===== Information provided =====
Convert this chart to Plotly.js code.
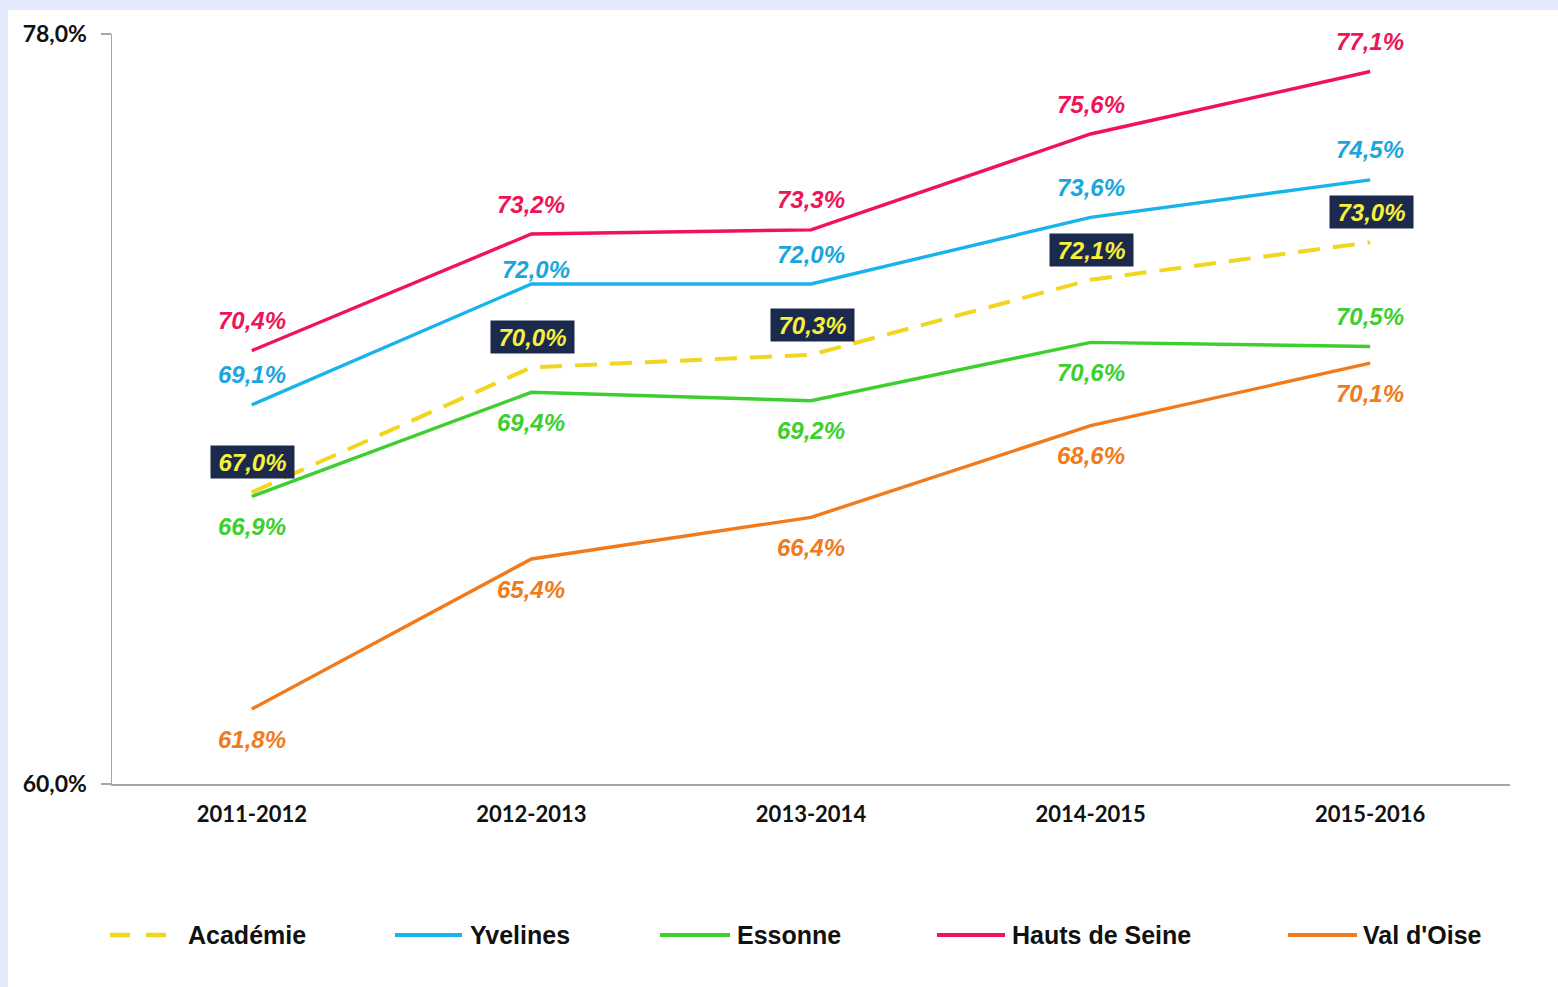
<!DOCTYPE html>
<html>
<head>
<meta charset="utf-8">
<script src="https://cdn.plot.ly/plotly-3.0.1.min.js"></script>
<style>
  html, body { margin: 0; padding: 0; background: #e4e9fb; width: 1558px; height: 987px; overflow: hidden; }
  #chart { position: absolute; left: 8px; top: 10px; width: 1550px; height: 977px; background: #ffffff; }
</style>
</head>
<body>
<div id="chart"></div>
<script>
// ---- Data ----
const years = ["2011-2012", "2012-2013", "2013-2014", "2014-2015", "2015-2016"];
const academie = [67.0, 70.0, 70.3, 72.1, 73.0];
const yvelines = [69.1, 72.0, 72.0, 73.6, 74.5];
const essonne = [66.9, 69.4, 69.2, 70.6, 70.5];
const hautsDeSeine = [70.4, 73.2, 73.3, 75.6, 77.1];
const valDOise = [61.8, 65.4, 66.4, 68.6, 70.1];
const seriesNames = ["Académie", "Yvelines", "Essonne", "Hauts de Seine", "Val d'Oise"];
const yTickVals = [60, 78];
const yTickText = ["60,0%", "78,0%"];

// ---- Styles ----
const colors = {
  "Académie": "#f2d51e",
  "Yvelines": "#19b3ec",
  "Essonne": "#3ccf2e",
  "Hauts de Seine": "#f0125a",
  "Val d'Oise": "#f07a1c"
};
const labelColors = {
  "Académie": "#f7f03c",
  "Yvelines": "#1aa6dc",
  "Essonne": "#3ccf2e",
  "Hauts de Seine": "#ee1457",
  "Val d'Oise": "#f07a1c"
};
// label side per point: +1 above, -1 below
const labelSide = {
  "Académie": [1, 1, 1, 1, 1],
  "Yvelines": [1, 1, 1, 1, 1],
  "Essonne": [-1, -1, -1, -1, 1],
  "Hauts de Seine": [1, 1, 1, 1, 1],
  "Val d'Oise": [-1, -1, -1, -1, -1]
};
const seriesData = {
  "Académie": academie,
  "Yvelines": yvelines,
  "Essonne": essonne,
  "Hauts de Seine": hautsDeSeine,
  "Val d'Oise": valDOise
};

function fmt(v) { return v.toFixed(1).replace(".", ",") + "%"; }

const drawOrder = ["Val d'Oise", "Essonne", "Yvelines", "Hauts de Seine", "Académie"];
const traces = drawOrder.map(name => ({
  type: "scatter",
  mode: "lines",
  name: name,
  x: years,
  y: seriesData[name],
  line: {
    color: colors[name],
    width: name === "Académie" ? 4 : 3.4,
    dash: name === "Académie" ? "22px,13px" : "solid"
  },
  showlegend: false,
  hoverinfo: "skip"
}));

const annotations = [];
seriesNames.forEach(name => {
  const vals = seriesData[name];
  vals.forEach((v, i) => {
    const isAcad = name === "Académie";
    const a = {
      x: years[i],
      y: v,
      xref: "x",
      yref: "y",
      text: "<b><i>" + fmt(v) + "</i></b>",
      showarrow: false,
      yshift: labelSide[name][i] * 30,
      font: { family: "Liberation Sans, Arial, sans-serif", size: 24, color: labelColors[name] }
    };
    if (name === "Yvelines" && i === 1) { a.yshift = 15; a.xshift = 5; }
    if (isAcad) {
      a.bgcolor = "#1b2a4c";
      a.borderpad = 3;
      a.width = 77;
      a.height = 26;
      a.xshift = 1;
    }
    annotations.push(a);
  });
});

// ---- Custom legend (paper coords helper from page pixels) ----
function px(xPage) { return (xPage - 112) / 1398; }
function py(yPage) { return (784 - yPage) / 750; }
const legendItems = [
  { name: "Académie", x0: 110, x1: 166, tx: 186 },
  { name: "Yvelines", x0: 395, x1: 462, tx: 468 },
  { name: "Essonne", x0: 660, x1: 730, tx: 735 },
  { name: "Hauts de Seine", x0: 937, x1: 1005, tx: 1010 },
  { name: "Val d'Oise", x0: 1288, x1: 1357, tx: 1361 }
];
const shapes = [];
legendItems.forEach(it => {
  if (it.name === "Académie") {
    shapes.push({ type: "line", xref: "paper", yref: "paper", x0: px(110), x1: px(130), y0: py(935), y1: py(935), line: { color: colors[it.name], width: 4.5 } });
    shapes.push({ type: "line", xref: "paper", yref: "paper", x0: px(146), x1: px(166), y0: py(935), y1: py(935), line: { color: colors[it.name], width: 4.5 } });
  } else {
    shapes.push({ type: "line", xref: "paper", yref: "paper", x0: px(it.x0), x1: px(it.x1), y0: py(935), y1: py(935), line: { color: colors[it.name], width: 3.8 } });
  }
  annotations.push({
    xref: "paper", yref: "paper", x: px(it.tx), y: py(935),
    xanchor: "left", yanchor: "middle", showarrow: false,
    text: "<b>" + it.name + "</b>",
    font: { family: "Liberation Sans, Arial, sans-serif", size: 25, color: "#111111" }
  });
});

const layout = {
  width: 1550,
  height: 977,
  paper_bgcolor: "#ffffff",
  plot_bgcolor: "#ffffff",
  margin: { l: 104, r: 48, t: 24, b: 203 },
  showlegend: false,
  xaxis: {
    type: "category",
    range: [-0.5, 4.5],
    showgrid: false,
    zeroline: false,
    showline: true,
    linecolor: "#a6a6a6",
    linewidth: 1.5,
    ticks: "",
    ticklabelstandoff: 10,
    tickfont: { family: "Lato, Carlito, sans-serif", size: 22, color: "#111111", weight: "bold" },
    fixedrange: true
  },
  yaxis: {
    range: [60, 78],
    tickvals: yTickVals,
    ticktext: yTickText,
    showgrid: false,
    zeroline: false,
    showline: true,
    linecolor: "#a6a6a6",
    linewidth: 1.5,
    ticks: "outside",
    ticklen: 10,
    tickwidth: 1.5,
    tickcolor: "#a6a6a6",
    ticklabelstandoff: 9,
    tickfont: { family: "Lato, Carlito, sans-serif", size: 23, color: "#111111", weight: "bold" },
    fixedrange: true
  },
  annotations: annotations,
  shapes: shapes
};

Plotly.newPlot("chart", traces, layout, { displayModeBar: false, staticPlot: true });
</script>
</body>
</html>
=====
◆ **Exercise**:
Copy the whole listing above word for word but do not carry over the pictures.

◆ **Output for this exercise**:
Convert this chart to Plotly.js code.
<!DOCTYPE html>
<html>
<head>
<meta charset="utf-8">
<script src="https://cdn.plot.ly/plotly-3.0.1.min.js"></script>
<style>
  html, body { margin: 0; padding: 0; background: #e4e9fb; width: 1558px; height: 987px; overflow: hidden; }
  #chart { position: absolute; left: 8px; top: 10px; width: 1550px; height: 977px; background: #ffffff; }
</style>
</head>
<body>
<div id="chart"></div>
<script>
// ---- Data ----
const years = ["2011-2012", "2012-2013", "2013-2014", "2014-2015", "2015-2016"];
const academie = [67.0, 70.0, 70.3, 72.1, 73.0];
const yvelines = [69.1, 72.0, 72.0, 73.6, 74.5];
const essonne = [66.9, 69.4, 69.2, 70.6, 70.5];
const hautsDeSeine = [70.4, 73.2, 73.3, 75.6, 77.1];
const valDOise = [61.8, 65.4, 66.4, 68.6, 70.1];
const seriesNames = ["Académie", "Yvelines", "Essonne", "Hauts de Seine", "Val d'Oise"];
const yTickVals = [60, 78];
const yTickText = ["60,0%", "78,0%"];

// ---- Styles ----
const colors = {
  "Académie": "#f2d51e",
  "Yvelines": "#19b3ec",
  "Essonne": "#3ccf2e",
  "Hauts de Seine": "#f0125a",
  "Val d'Oise": "#f07a1c"
};
const labelColors = {
  "Académie": "#f7f03c",
  "Yvelines": "#1aa6dc",
  "Essonne": "#3ccf2e",
  "Hauts de Seine": "#ee1457",
  "Val d'Oise": "#f07a1c"
};
// label side per point: +1 above, -1 below
const labelSide = {
  "Académie": [1, 1, 1, 1, 1],
  "Yvelines": [1, 1, 1, 1, 1],
  "Essonne": [-1, -1, -1, -1, 1],
  "Hauts de Seine": [1, 1, 1, 1, 1],
  "Val d'Oise": [-1, -1, -1, -1, -1]
};
const seriesData = {
  "Académie": academie,
  "Yvelines": yvelines,
  "Essonne": essonne,
  "Hauts de Seine": hautsDeSeine,
  "Val d'Oise": valDOise
};

function fmt(v) { return v.toFixed(1).replace(".", ",") + "%"; }

const drawOrder = ["Val d'Oise", "Essonne", "Yvelines", "Hauts de Seine", "Académie"];
const traces = drawOrder.map(name => ({
  type: "scatter",
  mode: "lines",
  name: name,
  x: years,
  y: seriesData[name],
  line: {
    color: colors[name],
    width: name === "Académie" ? 4 : 3.4,
    dash: name === "Académie" ? "22px,13px" : "solid"
  },
  showlegend: false,
  hoverinfo: "skip"
}));

const annotations = [];
seriesNames.forEach(name => {
  const vals = seriesData[name];
  vals.forEach((v, i) => {
    const isAcad = name === "Académie";
    const a = {
      x: years[i],
      y: v,
      xref: "x",
      yref: "y",
      text: "<b><i>" + fmt(v) + "</i></b>",
      showarrow: false,
      yshift: labelSide[name][i] * 30,
      font: { family: "Liberation Sans, Arial, sans-serif", size: 24, color: labelColors[name] }
    };
    if (name === "Yvelines" && i === 1) { a.yshift = 15; a.xshift = 5; }
    if (isAcad) {
      a.bgcolor = "#1b2a4c";
      a.borderpad = 3;
      a.width = 77;
      a.height = 26;
      a.xshift = 1;
    }
    annotations.push(a);
  });
});

// ---- Custom legend (paper coords helper from page pixels) ----
function px(xPage) { return (xPage - 112) / 1398; }
function py(yPage) { return (784 - yPage) / 750; }
const legendItems = [
  { name: "Académie", x0: 110, x1: 166, tx: 186 },
  { name: "Yvelines", x0: 395, x1: 462, tx: 468 },
  { name: "Essonne", x0: 660, x1: 730, tx: 735 },
  { name: "Hauts de Seine", x0: 937, x1: 1005, tx: 1010 },
  { name: "Val d'Oise", x0: 1288, x1: 1357, tx: 1361 }
];
const shapes = [];
legendItems.forEach(it => {
  if (it.name === "Académie") {
    shapes.push({ type: "line", xref: "paper", yref: "paper", x0: px(110), x1: px(130), y0: py(935), y1: py(935), line: { color: colors[it.name], width: 4.5 } });
    shapes.push({ type: "line", xref: "paper", yref: "paper", x0: px(146), x1: px(166), y0: py(935), y1: py(935), line: { color: colors[it.name], width: 4.5 } });
  } else {
    shapes.push({ type: "line", xref: "paper", yref: "paper", x0: px(it.x0), x1: px(it.x1), y0: py(935), y1: py(935), line: { color: colors[it.name], width: 3.8 } });
  }
  annotations.push({
    xref: "paper", yref: "paper", x: px(it.tx), y: py(935),
    xanchor: "left", yanchor: "middle", showarrow: false,
    text: "<b>" + it.name + "</b>",
    font: { family: "Liberation Sans, Arial, sans-serif", size: 25, color: "#111111" }
  });
});

const layout = {
  width: 1550,
  height: 977,
  paper_bgcolor: "#ffffff",
  plot_bgcolor: "#ffffff",
  margin: { l: 104, r: 48, t: 24, b: 203 },
  showlegend: false,
  xaxis: {
    type: "category",
    range: [-0.5, 4.5],
    showgrid: false,
    zeroline: false,
    showline: true,
    linecolor: "#a6a6a6",
    linewidth: 1.5,
    ticks: "",
    ticklabelstandoff: 10,
    tickfont: { family: "Lato, Carlito, sans-serif", size: 22, color: "#111111", weight: "bold" },
    fixedrange: true
  },
  yaxis: {
    range: [60, 78],
    tickvals: yTickVals,
    ticktext: yTickText,
    showgrid: false,
    zeroline: false,
    showline: true,
    linecolor: "#a6a6a6",
    linewidth: 1.5,
    ticks: "outside",
    ticklen: 10,
    tickwidth: 1.5,
    tickcolor: "#a6a6a6",
    ticklabelstandoff: 9,
    tickfont: { family: "Lato, Carlito, sans-serif", size: 23, color: "#111111", weight: "bold" },
    fixedrange: true
  },
  annotations: annotations,
  shapes: shapes
};

Plotly.newPlot("chart", traces, layout, { displayModeBar: false, staticPlot: true });
</script>
</body>
</html>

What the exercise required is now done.